Since these shows are seriously good in all ways, after regular Insane Makeup, there is also makeup artist on hand.
This year, to make M a mouse and E a bird. Was super cool -
Last year it was a variety of animal faces, as was production is of Lion King,
And to my delight, makeup artist is totally Harijuku girl backup Gwen Stefani dancer person with Crayola red pigtails, knee socks, track shorts.
Fabulous.
And all sorts of kids to adult people are running around in unitards and crazy wigs and it is super fun.
Like, I wanted a costume for me and for the crazy lady to do my face all up.

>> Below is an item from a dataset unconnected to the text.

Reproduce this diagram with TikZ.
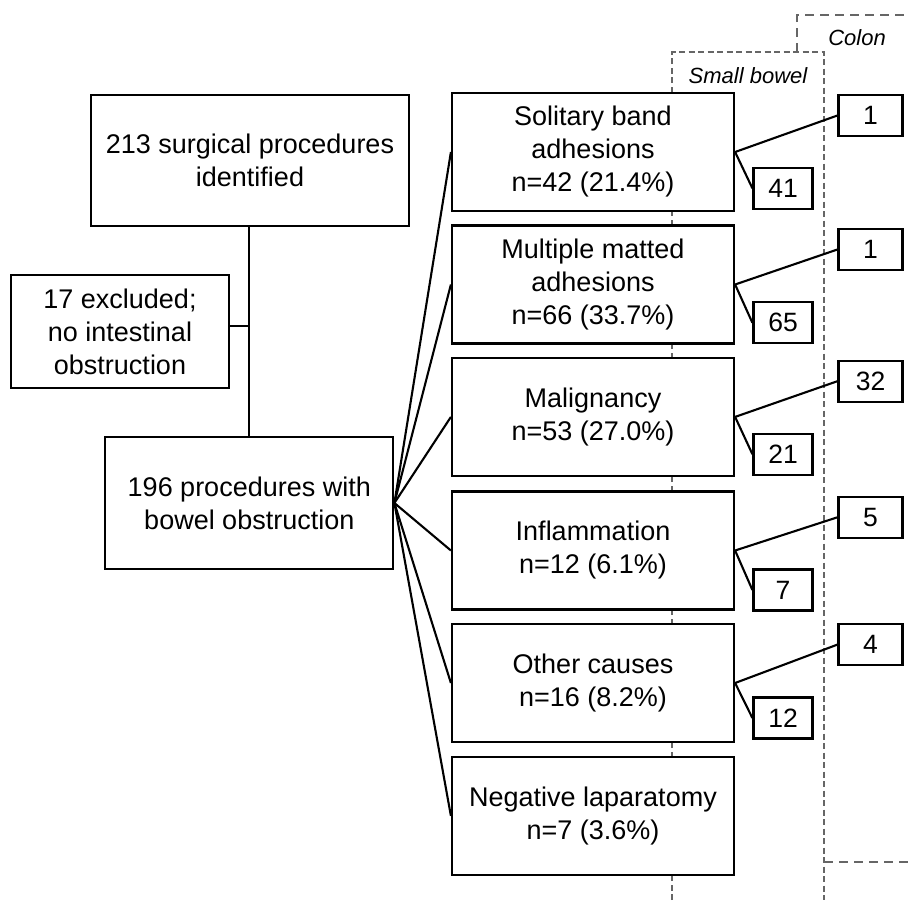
\documentclass[tikz,border=0pt]{standalone}
\usepackage{fontspec}
\setmainfont{Liberation Sans}
\begin{document}
\begin{tikzpicture}[x=1pt,y=-1pt,
  box/.style={draw=black, line width=2.2pt, fill=white, inner sep=0pt, align=center,
    font=\fontsize{27}{33}\selectfont},
  causebox/.style={box, minimum width=282pt, minimum height=118pt},
  colonbox/.style={draw=black, line width=2.2pt, fill=white, inner sep=0pt,
    minimum width=64pt, minimum height=41pt, font=\fontsize{26.5}{30}\selectfont},
  sbbox/.style={colonbox, minimum width=59pt},
  link/.style={draw=black, line width=2.1pt},
  sbline/.style={draw=black!60, line width=1.5pt, dash pattern=on 6pt off 3.5pt},
  colonline/.style={draw=black!60, line width=1.5pt, dash pattern=on 9pt off 6pt},
  lbl/.style={inner sep=0pt, font=\itshape\fontsize{22}{26}\selectfont}]
\useasboundingbox (0,0) rectangle (909,900);

% regions
\coordinate (sbBL) at (672,900);
\coordinate (sbTL) at (672,52);
\coordinate (sbTR) at (824,52);
\coordinate (sbBR) at (824,900);
\coordinate (coA) at (797,52);
\coordinate (coB) at (797,15);
\coordinate (coC) at (912,15);
\coordinate (coD) at (824,862);
\coordinate (coE) at (912,862);
\draw[sbline] (sbBL) -- (sbTL) -- (sbTR) -- (sbBR);
\draw[colonline] (coA) -- (coB) -- (coC);
\draw[colonline] (coD) -- (coE);
\node[lbl] (sblabel) at (748,76) {Small bowel};
\node[lbl] (colonlabel) at (857,38) {Colon};

% left column
\node[box, minimum width=318pt, minimum height=131pt] (top) at (250,160.5)
  {213 surgical procedures\\identified};
\node[box, minimum width=218pt, minimum height=113pt] (excl) at (120,331.5)
  {17 excluded;\\no intestinal\\obstruction};
\node[box, minimum width=288pt, minimum height=132pt] (mid) at (249.3,503)
  {196 procedures with\\bowel obstruction};
\draw[link] (top.south -| mid.north) -- (mid.north);
\coordinate (junc) at (249.3,326);
\draw[link] (excl.east |- junc) -- (junc);

% cause boxes
\node[causebox] (c1) at (593,152)   {Solitary band\\adhesions\\n=42 (21.4\%)};
\node[causebox] (c2) at (593,284.5) {Multiple matted\\adhesions\\n=66 (33.7\%)};
\node[causebox] (c3) at (593,416.9) {Malignancy\\n=53 (27.0\%)};
\node[causebox] (c4) at (593,550.5) {Inflammation\\n=12 (6.1\%)};
\node[causebox] (c5) at (593,683)   {Other causes\\n=16 (8.2\%)};
\node[causebox] (c6) at (593,815.9) {Negative laparatomy\\n=7 (3.6\%)};

\foreach \c in {c1,c2,c3,c4,c5,c6}
  \draw[link] (mid.east) -- (\c.west);

% number boxes
\node[colonbox] (k1) at (870.5,115.5) {1};
\node[sbbox]    (s1) at (783,188.3) {41};
\node[colonbox] (k2) at (870.5,249.5) {1};
\node[sbbox]    (s2) at (783,322.8) {65};
\node[colonbox] (k3) at (870.5,381.2) {32};
\node[sbbox]    (s3) at (783,454.2) {21};
\node[colonbox] (k4) at (870.5,517.3) {5};
\node[sbbox]    (s4) at (783,590) {7};
\node[colonbox] (k5) at (870.5,644.6) {4};
\node[sbbox]    (s5) at (783,718) {12};

\foreach \i in {1,...,5}{
  \draw[link] (c\i.east) -- (k\i.west);
  \draw[link] (c\i.east) -- (s\i.west);
}
\end{tikzpicture}
\end{document}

I still want that. Probably always will.
But the memory that is sticking in my head is this:
After a rehearsal when I arrive to gather the girls, I witnessed a memorable, heartbreakingly hilarious scene:
Outside of the theater, a teenage girl in wacked out animal makeup was weeping on her cell phone, “But I am fine with being a gazelle!
but how do they expect me to change into a hyena that fast???”
So I have to turn the corner and get a hold of myself,
because that is both an absurd conversation to overhear,
and also the existential dilemma of all teenage girls, minus the safari animal outfits.
So I leave the weeping girl and enter the theater amongst elephants, flamingos, water buffalo (Note: Not kidding, E is one in her jazz part of the recital), cheetahs, hyenas, and monkeys.
In fact, must track down lost monkey ear, which is not something I ever thought I would have to do in life.
"Help! I've lost a monkey ear!" - not making that up.
But I am equipped with my handy Tide to Go and Neutrogena Makeup Wipes (Note: when will they please pay me?)
to remove Insanity Makeup Plus Animal Faces. and hustle children off to regular world, which is equally as bizarre, just in different ways.
But not much can top the excitement and panic attacks and alarming makeup and hairspray and pins and overall "we're doing a show!" vibe of backstage.
And as we seal up the Insane Makeup and put away the costumes
(Fine, maybe I still have V's gold tutu out, I'm not telling either way),
immediately leaping from dance hairspray scent to swim team chlorine scent - I am taking a moment to revel in the hectic, swirling whee and yay and camaraderie of a Show.
Swim team is similar in the team spirit and all, but I can't volunteer for makeup patrol at swim meets. They would think I was insane.
Oooh, but I can start plotting my flash mob - maybe costume this year.